For those that do leave, AT&T will reap the rewards of their early termination fees, blunting the loss to the company's revenue.
The end result of all those calculations is that most analysts expect a minimal impact on AT&T's bottom line.
Mike McCormick, a financial analyst at Nomura, expects AT&T to lose a net 1.3 million customers next year. He thinks company will probably take a $689 million hit to sales. Booz & Co.'s George Appling, who expects a 2 million customer loss, anticipates a $1.7 billion hit.
But that's a drop in the bucket for a company the size of AT&T.
"AT&T is a $120 billion a year company," Appling said. "$2 billion could get easily washed away and hidden."
Don't expect AT&T to simply roll over: AT&T's network has a few technical advantages over Verizon's. Expect them to be heavily advertised.
AT&T operates on the GSM standard, which allows customers to talk and surf the Web at the same time -- a features that Verizon's CDMA network doesn't allow. GSM is also used in far more countries, allowing AT&T's phones to work across the globe -- something most of Verizon's phones can't do. Analysts expect AT&T to go hard after Verizon on those points in advertisements once both networks carry the iPhone.
AT&T says it's serene about its future.
"We are the industry leader in smartphones; we offer the iPhone and other great devices and we will continue to do so," said company spokesman Mark Siegel. "We operate the nation's fastest network and we plan on making it even faster."

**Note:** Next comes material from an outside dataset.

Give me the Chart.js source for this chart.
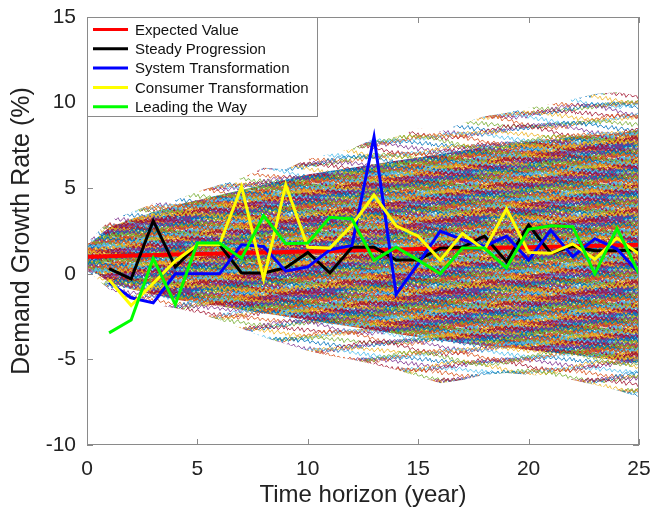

So if there is a massive fallout from Verizon getting the iPhone, it likely wouldn't happen until the latest round of two-year contracts are up. That wave hits in late 2012 and early 2013.
But by that time, AT&Ts 4G network -- a years-in-the-works upgrade that the company has poured billions into -- will be in place. All of those network problems that the company's customers have suffered through for years could become a thing of the past.
"It's certainly possible that some AT&T customers will leave for Verizon in 2012 or 2013, but the smartphone market is rapidly changing," said Forrester Research's Golvin. "It's hard to look out and say one way or another."